Late Spring Blooming Bulbs
These bulbs take a bit more time to bloom, almost acting as a herald for all of the summer blooms ahead, and can be a wonderful way to add an additional pop of color to your garden
- Dutch Iris
When to Plant Fall Bulbs
Fall bulbs are actually spring flower bulbs. All those bags full of things that look like miniature onions at the garden center are actually full of bulbs, a portion of the root system of a plant. They must be planted in the fall before they blossom in the spring into cheery crocus, fragrant hyacinth, sunny daffodils and majestic tulips.
Spring Flowers Need Winter Chills
You've probably heard the old saying, "April showers bring May flowers." What also brings May flowers such as tulips is a long period of cold weather. Most spring flowering bulbs need several weeks of near-freezing or below-freezing temperatures in order to bloom. That's why spring bulbs must either be chilled in the refrigerator if forcing them to bloom indoors in pots or planted during the fall to ensure they receive natural chilling over the winter.
Although it's more pleasant to garden during warm fall days, planting fall bulbs too soon may trick the bulbs into sprouting in the fall rather than waiting for springtime. Garden centers and retail stores stock bulbs many weeks before they should be planted in the ground. While it's fine to pick up packages of bulbs during the last half of summer, and indeed may be desirable to obtain the best selection, wait to plant them until cooler days arrive. Store them in a cool, dark place such as a garage, shed or basement until you're ready to plant them.
Plant Near Your Area's Frost Date
Most bulb packages are rather vague about when you should plant bulbs, and there's a good reason for that. There's really no hard and fast day by which you should plant them. The best time to plant fall bulbs varies according to the weather conditions, your gardening zone, and your availability. One easy way to know when to plant fall bulbs is to look up the frost date for your garden zone and schedule time to plant them near that date. The frost date is the average first frost date for your area, and it is usually a good indicator of the time of year when temperatures dip near freezing. This is usually a reliable indicator that fall has truly arrived.

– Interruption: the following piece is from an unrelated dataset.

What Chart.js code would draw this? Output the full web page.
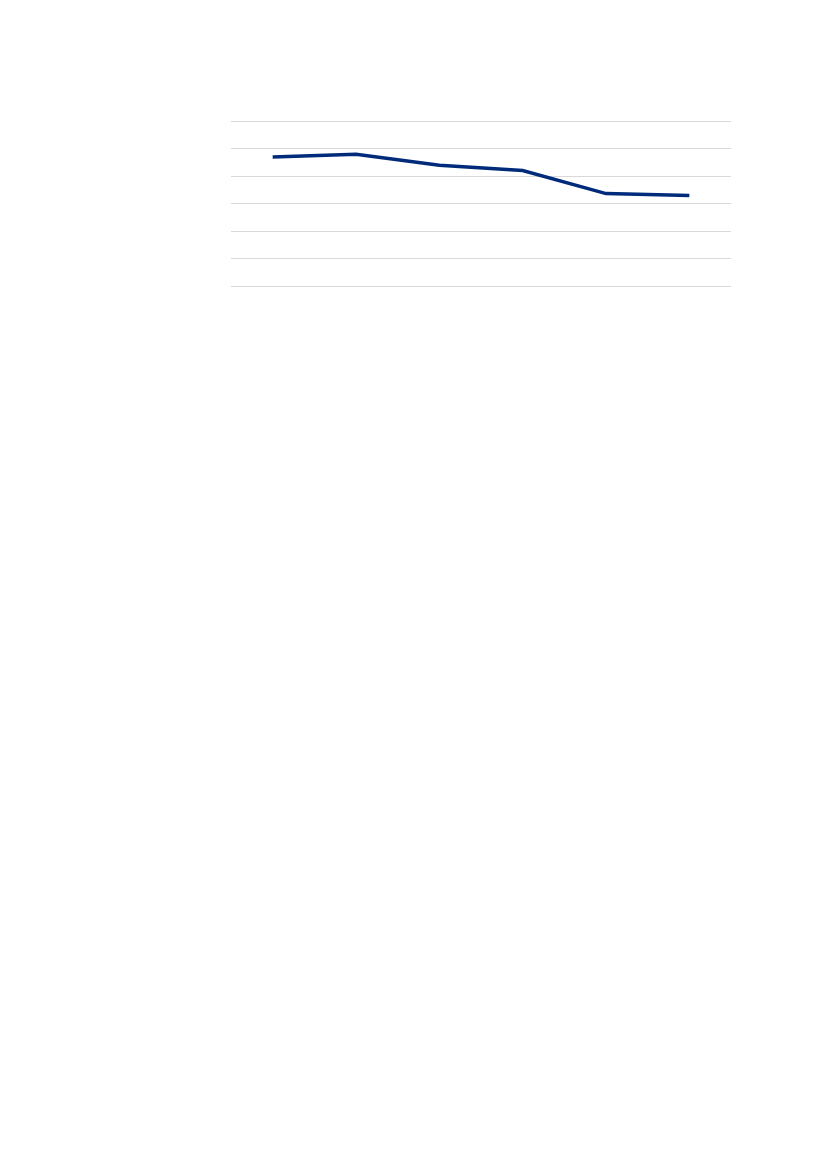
<!DOCTYPE html>
<html>
<head>
<meta charset="utf-8">
<script src="https://cdn.jsdelivr.net/npm/chart.js@4"></script>
<style>
  html, body { margin: 0; padding: 0; background: #fff; }
  #wrap { position: absolute; left: 226px; top: 116px; width: 510px; height: 183px; }
</style>
</head>
<body>
<div id="wrap"><canvas id="lineChart"></canvas></div>
<script>
  // no labels are printed on the chart, so categories are just positions
  const categories = ["1", "2", "3", "4", "5", "6"];
  const values = [4.69, 4.79, 4.39, 4.20, 3.36, 3.29];
  const yMin = 0;
  const yMax = 6;
  const yStep = 1;

  new Chart(document.getElementById("lineChart"), {
    type: 'line',
    data: {
      labels: categories,
      datasets: [{
        data: values,
        borderColor: '#002b7a',
        borderWidth: 3.5,
        pointRadius: 0,
        fill: false,
        tension: 0
      }]
    },
    options: {
      responsive: true,
      maintainAspectRatio: false,
      animation: false,
      layout: { padding: 5 },
      plugins: { legend: { display: false }, tooltip: { enabled: false } },
      scales: {
        x: {
          offset: true,
          grid: { display: false },
          border: { display: false },
          ticks: { display: false }
        },
        y: {
          min: yMin,
          max: yMax,
          ticks: { display: false, stepSize: yStep },
          border: { display: false },
          grid: { color: '#d9d9d9', lineWidth: 1, drawTicks: false }
        }
      }
    }
  });
</script>
</body>
</html>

Another way to remember when to plant fall bulbs is to use a holiday reminder. Columbus Day, Halloween, and even Veterans Day are days already marked on the calendar, and you may have off from work or school on or near that date, so you have plenty of time to garden. These days fall near or after the frost date for most gardening zones, so they make perfect memorable dates to know when to plant your fall bulbs.
Use Nature as a Guide
In olden times, farmers knew when to plant crops by nature's signals. These subtle signals may be more reliable than a calendar, for each year they shift slightly based on the current weather patterns and conditions. A sure sign that fall has truly arrived is seeing trees shedding their leaves. If you know one particular tree in your area, such as an oak tree, loses its leaves last, watch for the time of year when that tree starts to shed its leaves. It's time to get those fall bulbs into the ground.
How to Plant Fall Bulbs
Planting fall bulbs is fairly straightforward, though there are a few important things to keep in mind. The first is to make sure you've selected a site with the light and soil requirements your particular bulbs need. Most spring-blooming bulbs need full sun. You'll also want to make sure you're not planting in an area that stays soggy, because your bulbs will be more likely to rot than bloom. Once you have the right site selected, there are just a few more steps.
- Dig your holes. You can use either a bulb planter or a shovel or trowel. The important thing is to dig the hole so it's two to three times as deep as the height of the bulb. This is a general guideline, but you can also check the label on whatever bulbs you purchased, and that will tell you how deep they should be planted. If you're planting a lot of bulbs at once, you can dig one wide hole for all of them, or do them one at a time.
- You don't need to worry about fertilizing your bulbs at planting time; they have all the nutrients they need for root growth and to sprout in the spring. Fall bulbs are best fertilized in spring, when the leaves emerge.
- Once your hole is ready, it's time to plant the bulb. It's important to make sure you're planting it in the right direction; there's a root end and a stem end. The stem end is the pointier end, and you'll want to make sure you plant it with that end of the bulb facing up.
- Cover the bulbs with soil.
- If pests are an issue, consider covering the area with chicken wire, and then mulching over that to keep animals from digging up your bulbs.
- Mark the location so you remember what you planted there. You'll thank yourself next spring when you're wondering where you planted the bulbs.
- If garden space is an issue, or you'd like bulbs for porch or patio planters, you can also plant bulbs in containers.
Plan Ahead for Spring Color
With a bit of planning and some work in the fall, you can make sure your garden is full of blooms next spring, and for many springs to come. To get continuous color, it pays to pay attention to the bloom time on any bulbs you purchase, and you can have blooms from very early spring, straight into summer.